§ Task objective
Lines that contain "code" are to be counted; give only their number.

§ Source data
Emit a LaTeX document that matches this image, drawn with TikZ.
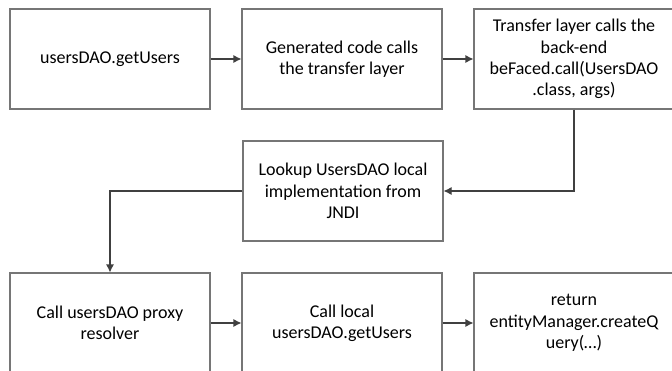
\documentclass[tikz,border=0pt]{standalone}
\usepackage{fontspec}
\setmainfont{Carlito}
\usetikzlibrary{arrows.meta}

\definecolor{boxgray}{RGB}{118,118,118}
\definecolor{linegray}{RGB}{64,64,64}

\begin{document}
\begin{tikzpicture}[x=0.75pt,y=-0.75pt]

\tikzset{step box/.style = {shape=rectangle,draw=boxgray,line width=0.8pt,minimum width=150pt,minimum height=75pt,align=center,inner sep=0pt,font=\fontsize{13.5}{16}\selectfont}}
\tikzset{edge/.style = {->,> = {Latex[length=6pt,width=6pt]},draw=linegray,line width=0.8pt}}

\useasboundingbox (0,0) rectangle (672,371);
\clip (0,0) rectangle (672,371);

% boxes
\node[step box] (getusers) at (110,59) {usersDAO.getUsers};
\node[step box] (generated) at (342,59) {Generated code calls\\the transfer layer};
\node[step box] (transfer) at (574,59) {Transfer layer calls the\\back-end\\beFaced.call(UsersDAO\\.class, args)};
\node[step box] (lookup) at (343,191) {Lookup UsersDAO local\\implementation from\\JNDI};
\node[step box] (proxy) at (110,323) {Call usersDAO proxy\\resolver};
\node[step box] (local) at (342,323) {Call local\\usersDAO.getUsers};
\node[step box] (query) at (574,323) {return\\entityManager.createQ\\uery(…)};

% arrows
\draw[edge] (getusers) -- (generated);
\draw[edge] (generated) -- (transfer);
\draw[edge] (transfer.south) |- (lookup.east);
\draw[edge] (lookup.west) -| (proxy.north);
\draw[edge] (proxy) -- (local);
\draw[edge] (local) -- (query);

\end{tikzpicture}
\end{document}
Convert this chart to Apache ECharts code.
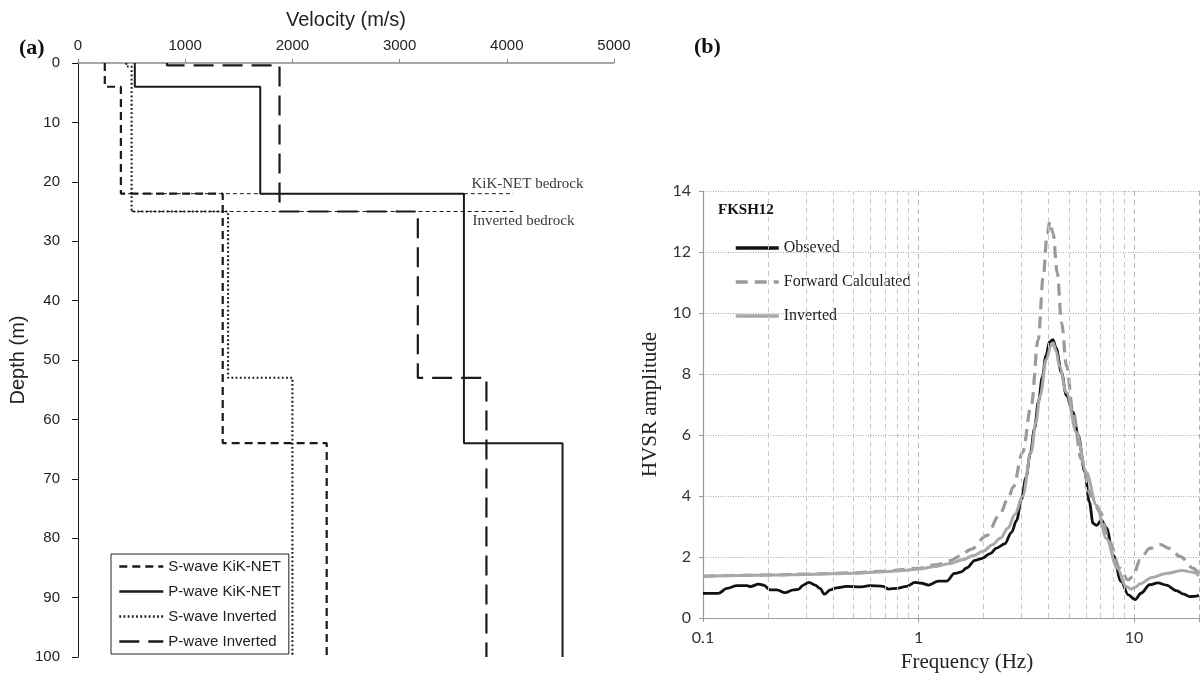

§ Full response
2